Why can I use pure function to convert to applicative

Question

I have following type definition:

  data Hello a b =  Hi a
                  | Sali b
                  deriving (Show, Eq) 

and it isn't an instance of Applicative but I can still use pure to convert it to Applicative why?

*ExercisesTraversable Data.Monoid Control.Applicative> :t pure $ Hi 34
pure $ Hi 34 :: (Num a, Applicative f) => f (Hello a b)

*ExercisesTraversable Data.Monoid Control.Applicative> pure $ Hi 34
Hi 34

And when I try:

*ExercisesTraversable Data.Monoid Control.Applicative> (Sali (*2)) <*> (Sali 4)
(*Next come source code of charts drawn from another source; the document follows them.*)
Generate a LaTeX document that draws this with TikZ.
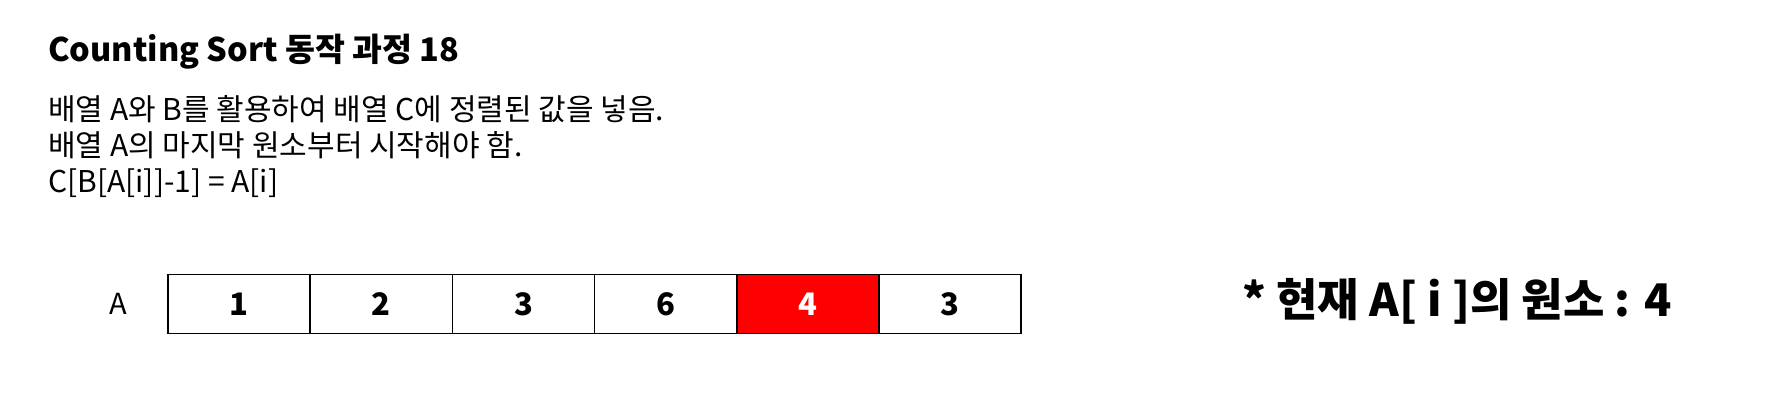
\documentclass[tikz,border=0pt]{standalone}
\usepackage{fontspec}
\setmainfont{Noto Sans CJK KR}
\usepackage{tikz}
\usetikzlibrary{positioning}

\begin{document}
\begin{tikzpicture}[
        x = 1pt, y = -1pt,
        cell/.style = {
                draw,
                line width = 1.6pt,
                fill = #1,
                minimum width = 142.2pt,
                minimum height = 59pt,
                inner sep = 0pt,
                outer sep = 0pt,
                font = \fontsize{31}{36}\selectfont\bfseries
            },
            cell/.default = white,
        body/.style = {
                anchor = base west,
                inner sep = 0pt,
                font = \fontsize{30}{36}\selectfont
            },
            node distance = {0pt}
        ]
        \useasboundingbox (0,0) rectangle (1770,412);

        \node[body, font=\fontsize{32.5}{38}\selectfont\bfseries] (title) at (48,62) {Counting Sort 동작 과정 18};
        \node[body] (line1) at (48,120) {배열 A와 B를 활용하여 배열 C에 정렬된 값을 넣음.};
        \node[body] (line2) at (48,156) {배열 A의 마지막 원소부터 시작해야 함.};
        \node[body] (line3) at (48,192) {C[B[A[i]]-1] = A[i]};

        \node[font=\fontsize{29}{34}\selectfont] (lblA) at (118.5,304) {A};
        \node[cell] (a1) at (239.1,304) {1};
        \node[cell, right=of a1] (a2) {2};
        \node[cell, right=of a2] (a3) {3};
        \node[cell, right=of a3] (a4) {6};
        \node[cell=red, text=white, right=of a4] (a5) {4};
        \node[cell, right=of a5] (a6) {3};

        \node[body, font=\fontsize{45}{52}\selectfont\bfseries] (cur) at (1242,316) {* 현재 A[ i ]의 원소 : 4};
    \end{tikzpicture}
\end{document}
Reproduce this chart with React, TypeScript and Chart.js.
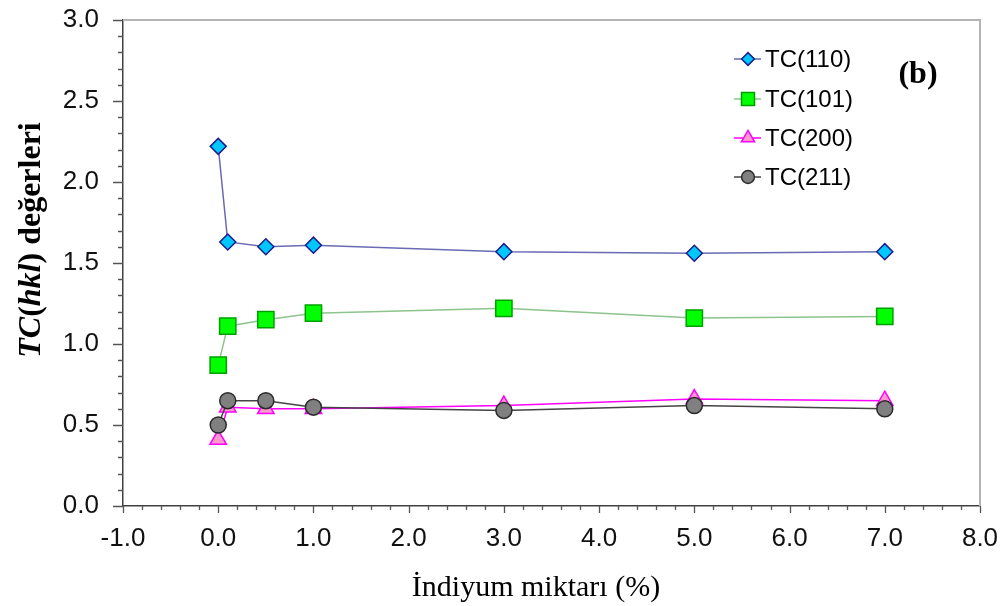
import React, { useEffect, useRef } from "react";
import { Chart, registerables } from "chart.js";
import { drawPoint } from "chart.js/helpers";

Chart.register(...registerables);

const indiumPercent = [0, 0.1, 0.5, 1, 3, 5, 7];
const tc110 = [2.22, 1.63, 1.6, 1.61, 1.57, 1.56, 1.57];
const tc101 = [0.87, 1.11, 1.15, 1.19, 1.22, 1.16, 1.17];
const tc200 = [0.41, 0.61, 0.6, 0.6, 0.62, 0.66, 0.65];
const tc211 = [0.5, 0.65, 0.65, 0.61, 0.59, 0.62, 0.6];
const seriesLabels = ["TC(110)", "TC(101)", "TC(200)", "TC(211)"];
const xTitle = "İndiyum miktarı (%)";
const yTitleParts: [string, string][] = [
  ["TC", "italic bold"],
  ["(", "bold"],
  ["hkl", "italic bold"],
  [")", "bold"],
  [" değerleri", "bold"],
];
const panelLabel = "(b)";

const SANS = "'Liberation Sans', Arial, sans-serif";
const SERIF = "'Liberation Serif', 'Times New Roman', serif";

const toPoints = (ys: number[]) => indiumPercent.map((x, i) => ({ x, y: ys[i] }));

const decorPlugin = {
  id: "decor",
  afterDraw(chart: any) {
    const ctx = chart.ctx;
    const area = chart.chartArea;
    const xs = chart.scales.x;
    const ys = chart.scales.y;
    ctx.save();
    // top & right frame
    ctx.strokeStyle = "#b4b4b4";
    ctx.lineWidth = 2;
    ctx.beginPath();
    ctx.moveTo(area.left, area.top);
    ctx.lineTo(area.right, area.top);
    ctx.lineTo(area.right, area.bottom);
    ctx.stroke();
    // tick marks
    ctx.strokeStyle = "#555555";
    ctx.lineWidth = 1.3;
    ctx.beginPath();
    xs.ticks.forEach((t: any) => {
      const px = Math.round(xs.getPixelForValue(t.value)) + 0.5;
      const major = Math.round(t.value * 5) % 5 === 0;
      ctx.moveTo(px, area.bottom);
      ctx.lineTo(px, area.bottom + (major ? 7 : 4));
    });
    ys.ticks.forEach((t: any) => {
      const py = Math.round(ys.getPixelForValue(t.value)) + 0.5;
      const major = Math.round(t.value * 10) % 5 === 0;
      ctx.moveTo(area.left, py);
      ctx.lineTo(area.left - (major ? 10 : 5), py);
    });
    ctx.stroke();

    // legend
    const rows = [59, 99, 138, 177];
    chart.data.datasets.forEach((ds: any, i: number) => {
      const y = rows[i];
      ctx.strokeStyle = ds.borderColor;
      ctx.lineWidth = 1.5;
      ctx.beginPath();
      ctx.moveTo(734, y);
      ctx.lineTo(761, y);
      ctx.stroke();
      ctx.fillStyle = ds.pointBackgroundColor;
      ctx.strokeStyle = ds.pointBorderColor;
      ctx.lineWidth = ds.pointBorderWidth;
      drawPoint(ctx, { pointStyle: ds.pointStyle, radius: ds.pointRadius * 0.8, rotation: 0, borderWidth: ds.pointBorderWidth }, 748, y);
      ctx.fillStyle = "#000";
      ctx.font = `24px ${SANS}`;
      ctx.textAlign = "left";
      ctx.textBaseline = "middle";
      ctx.fillText(ds.label, 765, y + 1);
    });

    // panel label
    ctx.fillStyle = "#000";
    ctx.font = `bold 32px ${SERIF}`;
    ctx.textAlign = "center";
    ctx.textBaseline = "middle";
    ctx.fillText(panelLabel, 918, 75);

    // x title
    ctx.font = `30px ${SERIF}`;
    ctx.textBaseline = "alphabetic";
    ctx.fillText(xTitle, 536, 596);

    // y title (mixed styles)
    ctx.translate(40, 240);
    ctx.rotate(-Math.PI / 2);
    ctx.textAlign = "left";
    ctx.textBaseline = "alphabetic";
    let total = 0;
    yTitleParts.forEach(([s, st]) => {
      ctx.font = `${st} 32px ${SERIF}`;
      total += ctx.measureText(s).width;
    });
    let cx = -total / 2;
    yTitleParts.forEach(([s, st]) => {
      ctx.font = `${st} 32px ${SERIF}`;
      ctx.fillText(s, cx, 0);
      cx += ctx.measureText(s).width;
    });
    ctx.restore();
  },
};

export default function App() {
  const ref = useRef<HTMLCanvasElement>(null);
  useEffect(() => {
    if (!ref.current) return;
    const common = { showLine: true, borderWidth: 1.5, pointBorderWidth: 1.5, pointHoverRadius: 8 };
    const chart = new Chart(ref.current, {
      type: "scatter",
      data: {
        datasets: [
          { ...common, label: seriesLabels[0], data: toPoints(tc110), borderColor: "#6a6ab4", pointBackgroundColor: "#00c8ff", pointBorderColor: "#1c1c8a", pointStyle: "rectRot", pointRadius: 8, order: 4 },
          { ...common, label: seriesLabels[1], data: toPoints(tc101), borderColor: "#8cc48c", pointBackgroundColor: "#00ff00", pointBorderColor: "#00a000", pointStyle: "rect", pointRadius: 11.5, order: 3 },
          { ...common, label: seriesLabels[2], data: toPoints(tc200), borderColor: "#ff00ff", pointBackgroundColor: "#ff99cc", pointBorderColor: "#ff00ff", pointStyle: "triangle", pointRadius: 9.5, order: 2 },
          { ...common, label: seriesLabels[3], data: toPoints(tc211), borderColor: "#444444", pointBackgroundColor: "#808080", pointBorderColor: "#2a2a2a", pointStyle: "circle", pointRadius: 8, order: 1 },
        ],
      },
      options: {
        responsive: false,
        animation: false,
        layout: { padding: { top: 20, right: 28, left: 0, bottom: 0 } },
        plugins: { legend: { display: false }, tooltip: { enabled: false } },
        scales: {
          x: {
            type: "linear",
            min: -1,
            max: 8,
            afterFit: (s: any) => { s.height = 100; s.paddingLeft = 0; s.paddingRight = 0; },
            ticks: {
              stepSize: 0.2,
              autoSkip: false,
              maxRotation: 0,
              padding: 10,
              color: "#111",
              font: { family: SANS, size: 26 },
              callback: (v: any) => (Math.round(Number(v) * 5) % 5 === 0 ? Number(v).toFixed(1) : ""),
            },
            grid: { display: false, drawTicks: true, tickLength: 7 },
            border: { display: true, color: "#404040", width: 1.5 },
          },
          y: {
            type: "linear",
            min: 0,
            max: 3,
            afterFit: (s: any) => { s.width = 123; s.paddingTop = 0; s.paddingBottom = 0; },
            ticks: {
              stepSize: 0.1,
              autoSkip: false,
              padding: 14,
              color: "#111",
              font: { family: SANS, size: 26 },
              callback: (v: any) => (Math.round(Number(v) * 10) % 5 === 0 ? Number(v).toFixed(1) : ""),
            },
            grid: { display: false, drawTicks: true, tickLength: 10 },
            border: { display: true, color: "#404040", width: 1.5 },
          },
        },
      },
      plugins: [decorPlugin],
    });
    return () => chart.destroy();
  }, []);
  return (
    <div style={{ position: "fixed", left: 0, top: 0, width: 1008, height: 606, background: "#fff" }}>
      <canvas ref={ref} width={1008} height={606} style={{ display: "block" }} />
    </div>
  );
}
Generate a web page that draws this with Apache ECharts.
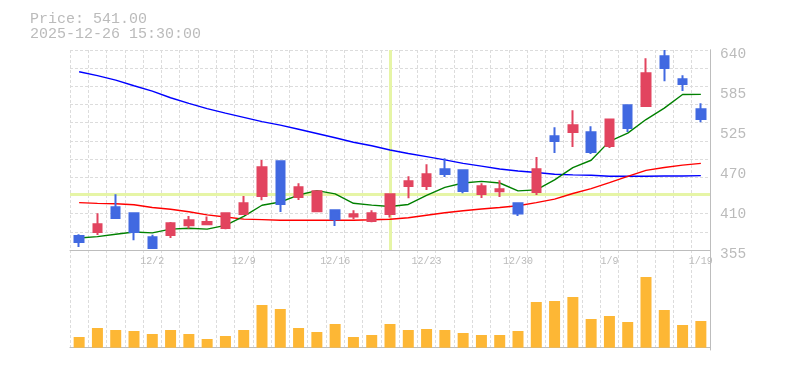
<!DOCTYPE html>
<html><head><meta charset="utf-8">
<script src="https://cdn.jsdelivr.net/npm/echarts@6/dist/echarts.min.js"></script>
<style>html,body{margin:0;padding:0;background:#fff}#c{width:785px;height:370px}</style>
</head><body><div id="c"></div>
<script>
const dates = ['11/26','11/27','11/28','12/1','12/2','12/3','12/4','12/5','12/8','12/9','12/10','12/11','12/12','12/15','12/16','12/17','12/18','12/19','12/22','12/23','12/24','12/25','12/26','12/29','12/30','1/5','1/6','1/7','1/8','1/9','1/13','1/14','1/15','1/16','1/19'];
const opens  = [375.0,380.7,415.8,407.3,373.1,376.4,390.2,391.6,386.4,406.3,432.0,481.4,430.5,410.2,411.6,402.6,396.3,406.3,446.2,446.2,470.0,468.6,434.8,438.7,421.5,437.7,517.0,523.2,522.7,503.2,561.2,560.2,631.0,598.3,555.5];
const closes = [366.4,391.6,400.6,380.7,357.9,393.0,397.3,394.9,407.3,421.5,472.8,420.6,444.4,438.7,398.8,405.9,407.3,434.4,452.9,462.9,463.3,439.1,445.8,441.5,406.9,470.0,510.3,532.7,494.7,541.0,528.9,606.8,614.4,591.6,541.7];
const lows   = [359.3,376.4,400.6,368.8,357.9,372.1,385.5,390.6,384.5,406.3,425.8,409.2,426.3,408.7,389.2,398.8,394.5,401.2,428.7,440.5,459.0,435.8,429.1,430.5,403.5,433.4,493.2,501.8,491.8,500.4,523.2,560.2,595.4,581.6,537.0];
const highs  = [377.4,407.3,434.4,408.3,376.9,394.9,403.5,402.6,407.3,432.0,483.3,481.4,450.0,440.1,413.0,411.6,411.6,434.4,460.0,477.1,485.7,470.0,450.0,454.3,423.0,487.5,529.8,554.1,531.3,541.0,561.2,628.2,640.0,604.0,564.0];
const volumes = [10.7,19.7,17.7,16.7,13.7,17.7,13.7,8.7,11.7,17.7,42.7,38.7,19.7,15.7,23.7,10.7,12.7,23.7,17.7,18.7,17.7,14.7,12.7,12.7,16.7,45.7,46.7,50.7,28.7,31.7,25.7,70.7,37.7,22.7,26.7];
const ma5  = [372.1,374.1,377.4,380.6,379.4,384.7,385.9,384.7,390.1,402.8,418.8,423.4,433.3,439.6,435.0,421.6,419.0,417.0,419.9,432.7,444.2,450.5,452.8,450.5,439.3,440.7,454.9,472.3,482.9,509.8,521.6,540.9,557.2,576.6,576.7];
const ma25 = [422.5,421.5,421.0,419.5,415.5,413.0,409.5,405.0,402.0,399.0,398.3,397.3,397.3,397.3,397.3,397.5,398.0,398.8,401.0,404.5,408.0,411.0,413.5,415.5,418.0,422.5,427.5,435.5,442.5,451.0,460.0,468.5,472.5,476.0,478.5];
const ma75 = [609.0,603.5,597.0,589.0,581.5,572.0,564.0,556.5,550.0,544.0,538.0,533.0,527.0,521.0,515.0,508.5,503.5,497.5,492.5,488.0,483.5,478.5,474.5,470.5,467.5,465.5,463.0,462.0,461.5,460.0,460.0,460.0,460.5,460.5,461.0];
const priceTicks = [355,412,469,526,583,640];
const priceTickLabels = ['355','410','470','525','585','640'];
const xTickLabels = ['12/2','12/9','12/16','12/23','12/30','1/9','1/19'];
const crossDate = '12/19';
const crossPrice = 434.4;
const priceText = 'Price: 541.00';
const timeText = '2025-12-26 15:30:00';

const UP = '#e2445f', DOWN = '#4169e1', GRIDC = '#dcdcdc', AXC = '#bdbdbd', TXT = '#bbbbbb';
const MONO = '"Liberation Mono", "DejaVu Sans Mono", monospace';

const chart = echarts.init(document.getElementById('c'), null, {renderer:'canvas'});
chart.setOption({
  animation: false,
  backgroundColor: '#ffffff',
  graphic: [
    {type:'text', left:30, top:11.5, style:{text:priceText, fill:TXT, font:'15px ' + MONO}},
    {type:'text', left:30, top:27, style:{text:timeText, fill:TXT, font:'15px ' + MONO}}
  ],
  grid: [
    {left:70, right:75, top:50, height:200},
    {left:70, right:75, top:260, height:90},
    {left:70, right:75, top:50, height:300}
  ],
  xAxis: [
    {type:'category', gridIndex:0, data:dates, boundaryGap:true,
     axisLine:{lineStyle:{color:AXC}}, axisTick:{show:false}, splitLine:{show:false},
     axisLabel:{interval:(i, v) => xTickLabels.includes(v), color:TXT, fontFamily:MONO, fontSize:10, margin:6}},
    {type:'category', gridIndex:1, data:dates, boundaryGap:true,
     axisLine:{lineStyle:{color:AXC}}, axisTick:{show:false}, axisLabel:{show:false}, splitLine:{show:false}},
    {type:'category', gridIndex:2, data:dates, boundaryGap:true,
     axisLine:{show:false}, axisTick:{show:false}, axisLabel:{show:false},
     splitLine:{show:true, interval:0, lineStyle:{color:GRIDC, width:1, type:[3,2]}}}
  ],
  yAxis: [
    {type:'value', gridIndex:0, position:'right', min:355, max:640,
     axisLine:{show:true, lineStyle:{color:AXC}}, axisTick:{show:false}, splitLine:{show:false},
     axisLabel:{customValues:priceTicks, formatter:(v) => { const k = priceTicks.indexOf(v); return k >= 0 ? priceTickLabels[k] : ''; },
       color:TXT, fontFamily:MONO, fontSize:14.5, margin:10, verticalAlign:'top', lineHeight:8}},
    {type:'value', gridIndex:0, position:'left', min:0, max:11, interval:1,
     axisLine:{show:false}, axisTick:{show:false}, axisLabel:{show:false},
     splitLine:{show:true, lineStyle:{color:GRIDC, width:1, type:[3,2]}}},
    {type:'value', gridIndex:1, position:'right', min:-2.3, max:87.7,
     axisLine:{show:false}, axisTick:{show:false}, axisLabel:{show:false}, splitLine:{show:false}},
    {type:'value', gridIndex:2, position:'right', min:0, max:1,
     axisLine:{show:true, lineStyle:{color:AXC}}, axisTick:{show:false}, axisLabel:{show:false}, splitLine:{show:false}}
  ],
  series: [
    {type:'line', xAxisIndex:0, yAxisIndex:0, data:[], z:1, silent:true,
     markLine:{silent:true, z:1, symbol:['none','none'], label:{show:false},
       lineStyle:{color:'#e6f5a6', width:3, type:'solid'},
       data:[{xAxis:crossDate}, {yAxis:crossPrice}]}},
    {type:'line', xAxisIndex:0, yAxisIndex:0, data:ma75, symbol:'none', z:3, lineStyle:{color:'#0000ff', width:1.4}},
    {type:'line', xAxisIndex:0, yAxisIndex:0, data:ma25, symbol:'none', z:3, lineStyle:{color:'#ff0000', width:1.4}},
    {type:'line', xAxisIndex:0, yAxisIndex:0, data:ma5, symbol:'none', z:3, lineStyle:{color:'#008000', width:1.4}},
    {type:'candlestick', xAxisIndex:0, yAxisIndex:0, z:5, barWidth:9,
     data: dates.map((d, i) => [opens[i], closes[i], lows[i], highs[i]]),
     itemStyle:{color:UP, color0:DOWN, borderColor:UP, borderColor0:DOWN, borderWidth:2}},
    {type:'bar', xAxisIndex:1, yAxisIndex:2, data:volumes, barWidth:11, itemStyle:{color:'#fdb735'}}
  ]
});
</script></body></html>
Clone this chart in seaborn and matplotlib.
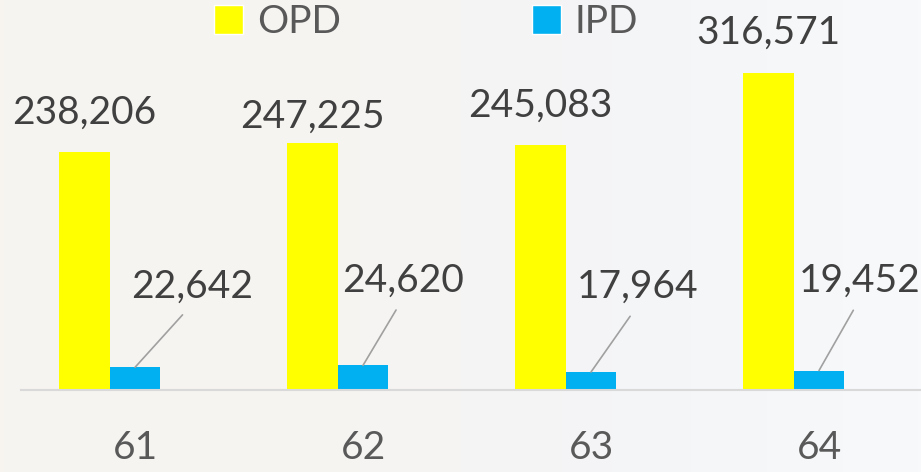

<interactive>:23:1: error:
    * Non type-variable argument
        in the constraint: Applicative (Hello a)
      (Use FlexibleContexts to permit this)
    * When checking the inferred type
        it :: forall b a. (Num b, Applicative (Hello a)) => Hello a b

that is clear, because it isn't an Applicative instance.

Answer 1

Since you aren't specifying any Applicative type in particular, ghci is defaulting to IO, i.e. pure $ Hi 34 returns a value of type Num a => IO (Hello a b). That is, Hello a b isn't the f in a -> f a, it's the a.

You can see more explicitly that Hello a b is the typed wrapped by an arbitrary Applicative by specifying various Applicative functors for the value:

Prelude> (pure $ Hi 34) :: Either String (Hello Int b)
Right (Hi 34)
Prelude> (pure $ Hi 34) :: Maybe (Hello Int b)
Just (Hi 34)
Prelude> (pure $ Hi 34) :: [Hello Int b]
[Hi 34]

Answer 2

When you call pure x it is not x that should be Applicative, but the whole pure x expression. Take a look at pure type:

Prelude> :t pure
pure :: Applicative f => a -> f a

See? You pass it a, but Applicative constraint is on f, and that f only appears in the result. So, it is the result that should be of class Applicative, and as @chepner said, GHCi prompt defaults to IO, which is Applicative.